In Situ Thermometry of Fermionic Cold-Atom Quantum Wires

TL;DR

This paper demonstrates in situ thermometry of fermionic cold-atom quantum wires, enabling precise temperature measurement and control of transverse mode occupation, which advances the study of 1D to 3D crossover and strongly interacting Fermi gases.

Contribution

It introduces a method for in situ temperature measurement of fermionic quantum wires and explores the 1D-3D crossover with tunable transverse modes.

Findings

Temperature increases in the 1D limit at constant entropy.

Successful reconstruction of the potential landscape from density profiles.

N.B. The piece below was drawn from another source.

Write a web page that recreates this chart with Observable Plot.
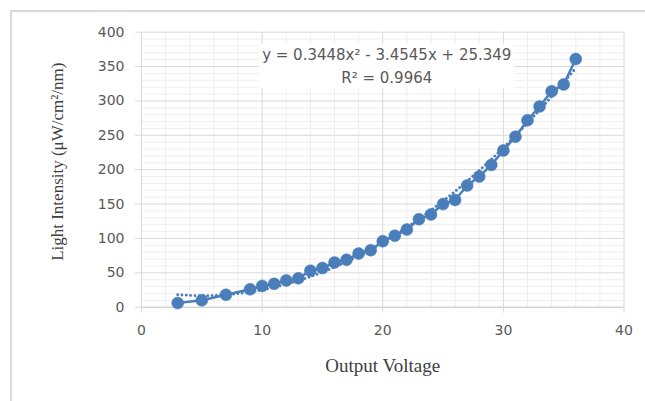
<!DOCTYPE html>
<html><head><meta charset="utf-8">
<script src="https://cdn.jsdelivr.net/npm/d3@7"></script>
<script src="https://cdn.jsdelivr.net/npm/@observablehq/plot@0.6"></script>
<style>
html,body{margin:0;padding:0;background:#fff;}
#chart{position:relative;width:645px;height:401px;overflow:hidden;}
#frame{position:absolute;left:10px;top:10px;right:-4px;bottom:-4px;border-top:2px solid #d9d9d9;border-left:2px solid #d9d9d9;pointer-events:none;}
</style></head><body><div id="chart"><div id="frame"></div></div>
<script>
const voltage   = [3, 5, 7, 9, 10, 11, 12, 13, 14, 15, 16, 17, 18, 19, 20, 21, 22, 23, 24, 25, 26, 27, 28, 29, 30, 31, 32, 33, 34, 35, 36];
const intensity = [6, 10, 18, 26, 31, 34, 39, 42, 53, 57, 65, 69, 78, 83, 96, 104, 113, 128, 135, 150, 156, 177, 190, 207, 228, 248, 272, 292, 314, 324, 361];
const trendCoef = [0.3448, -3.4545, 25.349];
const xTicks = [0, 10, 20, 30, 40];
const yTicks = [0, 50, 100, 150, 200, 250, 300, 350, 400];
const xMinor = [2, 4, 6, 8, 12, 14, 16, 18, 22, 24, 26, 28, 32, 34, 36, 38];
const yMinor = d3.range(10, 400, 10).filter(d => d % 50 !== 0);
const equationText = "y = 0.3448x² - 3.4545x + 25.349";
const r2Text = "R² = 0.9964";
const xTitle = "Output Voltage";
const yTitle = "Light Intensity (μW/cm²/nm)";

const blue = "#4a7ebb";
const data = voltage.map((v, i) => ({v, y: intensity[i]}));
const trend = voltage.map(v => ({v, y: trendCoef[0] * v * v + trendCoef[1] * v + trendCoef[2]}));

const chart = Plot.plot({
  width: 645, height: 401,
  marginLeft: 141, marginRight: 21.5, marginTop: 31.7, marginBottom: 94.3,
  style: {fontFamily: "DejaVu Sans", fontSize: "14px", color: "#595959", background: "transparent"},
  x: {domain: [0, 40]},
  y: {domain: [0, 400]},
  marks: [
    Plot.ruleX(xMinor, {stroke: "#eeeeee", strokeWidth: 1}),
    Plot.ruleY(yMinor, {stroke: "#eeeeee", strokeWidth: 1}),
    Plot.ruleX(xTicks, {stroke: "#d9d9d9", strokeWidth: 1}),
    Plot.ruleY(yTicks.filter(d => d > 0), {stroke: "#d9d9d9", strokeWidth: 1}),
    Plot.ruleY([0], {stroke: "#bfbfbf", strokeWidth: 1}),
    Plot.axisX({ticks: xTicks, tickSize: 6, tickPadding: 12, stroke: "#d9d9d9", fill: "#595959", label: null, fontSize: 14}),
    Plot.axisY({ticks: yTicks, tickSize: 6, tickPadding: 11, stroke: "#d9d9d9", fill: "#595959", label: null, fontSize: 14}),
    Plot.line(data, {x: "v", y: "y", stroke: blue, strokeWidth: 2.5}),
    Plot.line(trend, {x: "v", y: "y", stroke: blue, strokeWidth: 2.8, strokeDasharray: "0.1,4.2", strokeLinecap: "round", curve: "catmull-rom"}),
    Plot.dot(data, {x: "v", y: "y", r: 6, fill: blue, stroke: blue, strokeWidth: 0.5}),
    Plot.text([equationText], {frameAnchor: "top", dx: 4, dy: 23.3, lineAnchor: "middle", fontSize: 15, fill: "#595959", fontFamily: "DejaVu Sans"}),
    Plot.text([r2Text], {frameAnchor: "top", dx: 4, dy: 46.3, lineAnchor: "middle", fontSize: 15, fill: "#595959", fontFamily: "DejaVu Sans"}),
    Plot.text([xTitle], {frameAnchor: "bottom", dy: 58.3, lineAnchor: "middle", fontSize: 19, fill: "#404040", fontFamily: "Liberation Serif"}),
    Plot.text([yTitle], {frameAnchor: "left", textAnchor: "middle", rotate: -90, dx: -84, dy: -8, lineAnchor: "middle", fontSize: 17, fill: "#404040", fontFamily: "Liberation Serif"})
  ]
});
const host = document.getElementById("chart");
host.insertBefore(chart, host.firstChild);

// white label box behind the trendline equation
const texts = [...chart.querySelectorAll("text")].filter(t => t.textContent === equationText || t.textContent === r2Text);
if (texts.length) {
  const sr = chart.getBoundingClientRect();
  let x0 = Infinity, y0 = Infinity, x1 = -Infinity, y1 = -Infinity;
  texts.forEach(t => { const b = t.getBoundingClientRect(); x0 = Math.min(x0, b.left); y0 = Math.min(y0, b.top); x1 = Math.max(x1, b.right); y1 = Math.max(y1, b.bottom); });
  const rect = document.createElementNS("http://www.w3.org/2000/svg", "rect");
  rect.setAttribute("x", x0 - sr.left - 3);
  rect.setAttribute("y", y0 - sr.top - 2);
  rect.setAttribute("width", x1 - x0 + 6);
  rect.setAttribute("height", y1 - y0 + 3);
  rect.setAttribute("fill", "#ffffff");
  const g = texts[0].closest("g[aria-label]") || texts[0].parentNode;
  g.parentNode.insertBefore(rect, g);
}
</script>
</body></html>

Control over transverse mode occupation and atom number.

Abstract

We study ensembles of fermionic cold-atom quantum wires with tunable transverse mode population and single-wire resolution. From in situ density profiles, we determine the temperature of the atomic wires in the weakly interacting limit and reconstruct the underlying potential landscape. By varying atom number and temperature, we control the occupation of the transverse modes and study the 1D-3D crossover. In the 1D limit, we observe an increase of the reduced temperature $T/T_{F}$ at nearly constant entropy per particle $S/N k_{B}$. The ability to probe individual atomic wires in situ paves the way to quantitatively study equilibrium and transport properties of strongly interacting 1D Fermi gases.